Among the shows he has appeared on are “Hart to Hart,” “Police Story,” “The Rockford Files,” “Gangster Chronicles,” “Little House on the Prairie” and many others, along with various made-for-TV movies, including the upcoming time-travel adventure “Timestalkers,” which stars William Devane and Klaus Kinski.

Call’s first theatrical film was “48HRS.” for director Walter Hill, who remembered him and used him again in “Brewster’s Millions.” He got a part in the exploitation film “The Devil’s Hand” and then came the role in “At Close Range.”

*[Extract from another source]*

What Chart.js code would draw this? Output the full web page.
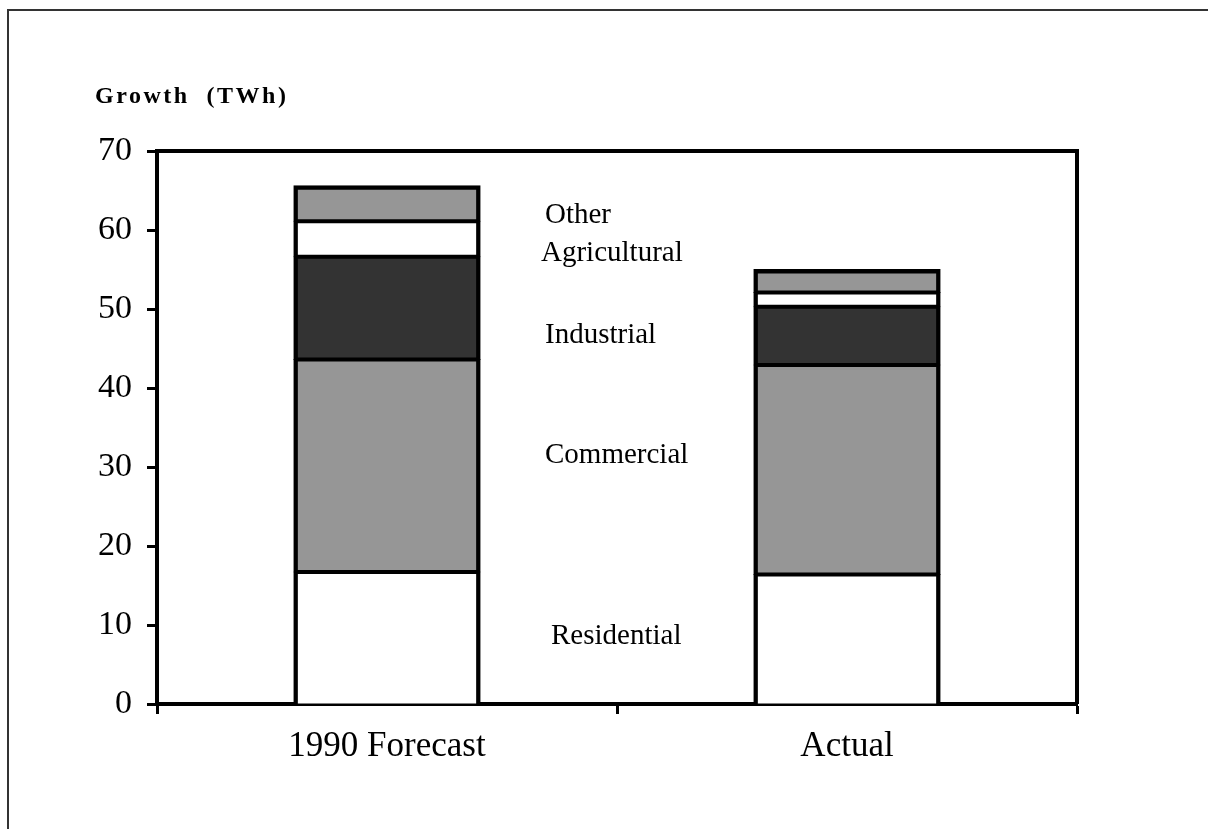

“I’m just now getting to the point where I can call myself a working actor,
 Call said. “It’s only been the last 2½ years that I’ve had no side job.

“I’ve done a lot of things in the meantime, truck driver, docks, liquor stores — jobs with flexible hours so I could leave at a moment’s notice if I got an acting job.

“It’s cost me a lot. It’s been a long, hard road.”